In den USA, und das ist in diesem Fall mal positiv zu werten, kann es sich kein Reicher leisten, sich nicht sozial in irgendeiner Form zu engagieren. Er würde geächtet und öffentlich geoutet. In Deutschland hingegen fragt kaum ein Journalist die Gebrüder Albrecht, was sie denn machen mit ihren Milliarden.

Was auch daran liegt, dass die Gründer des Aldi-Imperiums nicht mit der Presse reden.

Ja gut. Ich wüsste jedenfalls gerne, ob die sich engagieren. Dann kommt in Deutschland immer das Argument, das Gesamtsteueraufkommen sei hierzulande doch mit am höchsten. Aber die beiden Hauptträger des Steueraufkommens sind die Mehrwertsteuer und die Lohnsteuer – und die zahlen in erster Linie die so genannten kleinen Leute. Danach kommt erst die Einkommenssteuer mit 5,4 Milliarden Euro - gegenüber einer Lohnsteuer mit 140 bis 160 Milliarden Euro. Das ist fatal und müsste dringend geändert werden.

Wenn Sie die Wahl hätten: Würden Sie lieber zu den Mächtigen und Reichen zum Weltwirtschafts-Forum nach Davos fahren oder lieber zu den Globalisierungskritikern zum Weltsozialforum nach Porto Alegre?

Vom Herzen her natürlich Porto Alegre, aber von der Wirkung her wäre mir Davos wahrscheinlich fünf Mal wichtiger.

Was würden Sie den Entscheidungsträgern in Davos denn sagen wollen?

Ich würde ihnen deutlich machen, dass Globalisierung nicht Wettbewerb heißt, sondern bedeutet eine Welt zu werden. Das spüren wir jeden Tag: ob es nun die Klimakatastrophen sind oder die Flüchtlingsströme aus Afrika. Ich ärgere mich darüber, dass Globalisierung immer mit Lohndumping anfängt. Dabei hieß es schon in der Bergpredigt, dass jeder Mensch die gleichen Chancen bekommen soll. Ich würde den Managern in Davos sagen, dass sie Arbeit nicht nur als Kostenfaktor begreifen sollten, sondern als Chance für Produktivitätssteigerung, als Mehrwert. Es ist ja spätestens seit Karl Marx klar, dass der Mehrwert durch Arbeit entsteht und nicht durch Kapital.

Sie sind selbst erfolgreicher Kapitalist und reden mit Marx?

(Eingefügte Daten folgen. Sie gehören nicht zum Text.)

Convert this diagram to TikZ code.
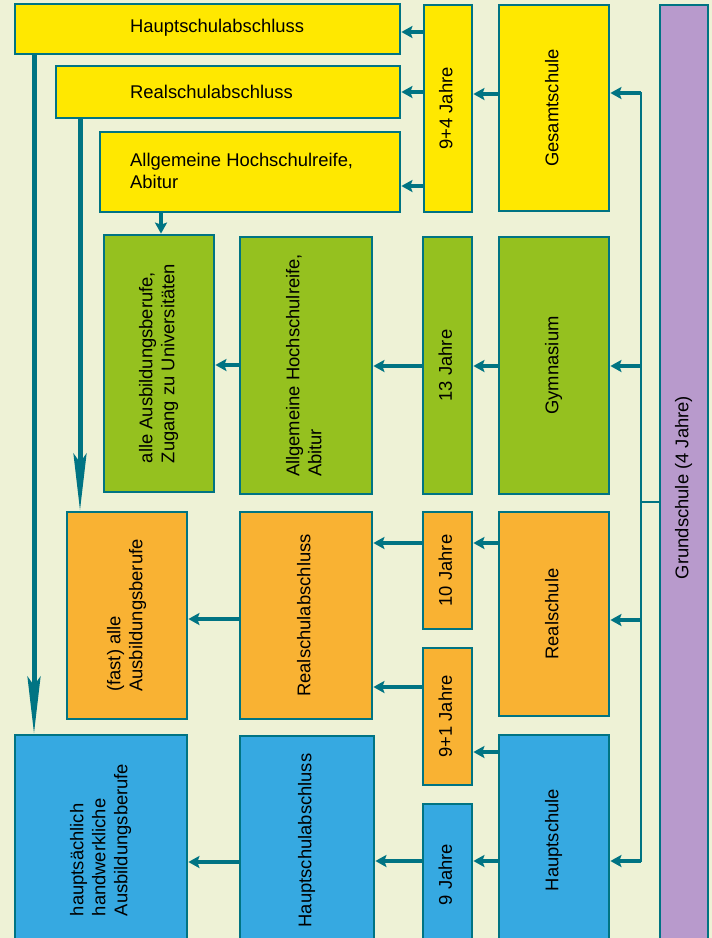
\documentclass[tikz,border=0pt]{standalone}
\usepackage{fontspec}
\setmainfont{Liberation Sans}
\usepackage{graphicx}
\usetikzlibrary{arrows.meta}
\definecolor{bgcream}{RGB}{238,242,214}
\definecolor{schoolteal}{RGB}{0,116,131}
\definecolor{abiyellow}{RGB}{255,232,0}
\definecolor{gymgreen}{RGB}{149,193,31}
\definecolor{realorange}{RGB}{249,178,51}
\definecolor{hauptblue}{RGB}{54,169,225}
\definecolor{grundpurple}{RGB}{184,154,204}
\newcommand{\vtext}[1]{\rotatebox{90}{\begin{tabular}{@{}l@{}}#1\end{tabular}}}

\begin{document}
\begin{tikzpicture}[x=1pt, y=-1pt,
    box/.style={draw=schoolteal, line width=2.8pt, fill=#1, inner sep=0pt},
    arr/.style={draw=schoolteal, line width=4pt, -{Stealth[length=11pt,width=12pt,inset=2pt]}},
    longarr/.style={draw=schoolteal, line width=5pt, -{Stealth[length=57pt,width=13pt,inset=9pt]}},
    link/.style={draw=schoolteal, line width=2.6pt},
    font=\fontsize{18.4}{22}\selectfont]
    \useasboundingbox (0,0) rectangle (712,938);
    \clip (0,0) rectangle (712,938);
    \fill[bgcream] (0,0) rectangle (712,938);

    % Gesamtschule
    \node[box=abiyellow, minimum width=385, minimum height=50] (hsaY) at (207.5,29) {};
    \node[box=abiyellow, minimum width=344, minimum height=52] (rsaY) at (228,92) {};
    \node[box=abiyellow, minimum width=300, minimum height=80] (ahrY) at (250,172) {};
    \node[anchor=west, inner sep=0pt] (hsaYt) at (130,28) {Hauptschulabschluss};
    \node[anchor=west, inner sep=0pt] (rsaYt) at (130,92) {Realschulabschluss};
    \node[anchor=west, inner sep=0pt, align=left] (ahrYt) at (130,171) {Allgemeine Hochschulreife,\\Abitur};
    \node[box=abiyellow, minimum width=48, minimum height=207] (jahre94) at (448,108.5) {\vtext{9+4 Jahre}};
    \node[box=abiyellow, minimum width=110, minimum height=206] (gesamt) at (554,108) {\vtext{Gesamtschule}};

    \node[box=grundpurple, minimum width=48, minimum height=965] (grund) at (684,487.5) {\vtext{Grundschule (4 Jahre)}};

    % Gymnasium
    \node[box=gymgreen, minimum width=110, minimum height=257] (alleG) at (159,363.5) {\vtext{alle Ausbildungsberufe,\\Zugang zu Universit\"aten}};
    \node[box=gymgreen, minimum width=132, minimum height=257] (ahrG) at (306,365.5) {\vtext{Allgemeine Hochschulreife,\\Abitur}};
    \node[box=gymgreen, minimum width=49, minimum height=257] (jahre13) at (447.5,365.5) {\vtext{13 Jahre}};
    \node[box=gymgreen, minimum width=110, minimum height=257] (gymn) at (554,365.5) {\vtext{Gymnasium}};

    % Realschule
    \node[box=realorange, minimum width=120, minimum height=207] (fastO) at (127,615.5) {\vtext{(fast) alle\\Ausbildungsberufe}};
    \node[box=realorange, minimum width=132, minimum height=207] (rsaO) at (306,615.5) {\vtext{Realschulabschluss}};
    \node[box=realorange, minimum width=49, minimum height=117] (jahre10) at (447.5,570.5) {\vtext{10 Jahre}};
    \node[box=realorange, minimum width=49, minimum height=137] (jahre91) at (447.5,716.5) {\vtext{9+1 Jahre}};
    \node[box=realorange, minimum width=110, minimum height=204] (real) at (554,614) {\vtext{Realschule}};

    % Hauptschule
    \node[box=hauptblue, minimum width=172, minimum height=210] (hauptsB) at (101,840) {\vtext{haupts\"achlich\\handwerkliche\\Ausbildungsberufe}};
    \node[box=hauptblue, minimum width=134, minimum height=209] (hsaB) at (307,840.5) {\vtext{Hauptschulabschluss}};
    \node[box=hauptblue, minimum width=49, minimum height=141] (jahre9) at (447.5,874.5) {\vtext{9 Jahre}};
    \node[box=hauptblue, minimum width=110, minimum height=210] (haupt) at (554,840) {\vtext{Hauptschule}};

    \draw[arr] (jahre94.west |- 0,32) -- (hsaY.east |- 0,32);
    \draw[arr] (jahre94.west |- 0,92) -- (rsaY.east |- 0,92);
    \draw[arr] (jahre94.west |- 0,186) -- (ahrY.east |- 0,186);
    \draw[arr] (gesamt.west |- 0,94) -- (jahre94.east |- 0,94);

    \draw[arr] (ahrY.south -| 161,0) -- (alleG.north -| 161,0);
    \draw[arr] (gymn.west |- 0,366) -- (jahre13.east |- 0,366);
    \draw[arr] (jahre13.west |- 0,366) -- (ahrG.east |- 0,366);
    \draw[arr] (ahrG.west |- 0,365) -- (alleG.east |- 0,365);

    \draw[arr] (real.west |- 0,543) -- (jahre10.east |- 0,543);
    \draw[arr] (jahre10.west |- 0,543) -- (rsaO.east |- 0,543);
    \draw[arr] (haupt.west |- 0,752) -- (jahre91.east |- 0,752);
    \draw[arr] (jahre91.west |- 0,687) -- (rsaO.east |- 0,687);
    \draw[arr] (rsaO.west |- 0,619) -- (fastO.east |- 0,619);

    \draw[arr] (haupt.west |- 0,861) -- (jahre9.east |- 0,861);
    \draw[arr] (jahre9.west |- 0,861) -- (hsaB.east |- 0,861);
    \draw[arr] (hsaB.west |- 0,862) -- (hauptsB.east |- 0,862);

    \draw[longarr] (hsaY.south -| 34,0) -- (hauptsB.north -| 34,0);
    \draw[longarr] (rsaY.south -| 80,0) -- (fastO.north -| 80,0);

    % Grundschule to the four school types
    \coordinate (brTop) at (641,93);
    \coordinate (brBot) at (641,861);
    \draw[link, line cap=rect] (brTop) -- (brBot);
    \draw[link] (grund.west |- 0,502) -- (brTop |- 0,502);
    \draw[arr] (brTop) -- (gesamt.east |- brTop);
    \draw[arr] (brTop |- 0,366) -- (gymn.east |- 0,366);
    \draw[arr] (brTop |- 0,620) -- (real.east |- 0,620);
    \draw[arr] (brBot) -- (haupt.east |- brBot);
\end{tikzpicture}
\end{document}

Es gibt diesen schönen Satz aus Schillers „Ode an die Freude“: „Alle Menschen werden Brüder.“ Wenn Sie den auf eine Zukunftsvision runterbrechen, in der vielleicht die Wirtschaftsform kapitalistisch ist, die Gesellschaftsform aber sozialistisch, dann wären wir relativ nah da, wo Marx vom Kommunismus spricht oder die Bibel vom irdischen Paradies.

Bis es soweit ist, werden Sie noch eine Menge Schulen in Afrika eröffnen müssen.

Gern. Es gibt diesen schönen Satz des malischen Philosophen Hambate Ba, den kennt fast jeder in Afrika. Der Malier wurde auf einer Unesco-Konferenz  gefragt, was kann denn Afrika eigentlich zur Kultur der Welt beitragen. Er sagte: „Afrika kann ihnen das zurückgeben, was Sie längst verloren haben: das Lächeln.“ Für mich ist Afrika ein wahnsinniges Glück, die afrikanische Emotionalität, das Singen und Tanzen, die Fröhlichkeit der Kinder zu erleben. Das tue ich gern noch ein paar Jahre.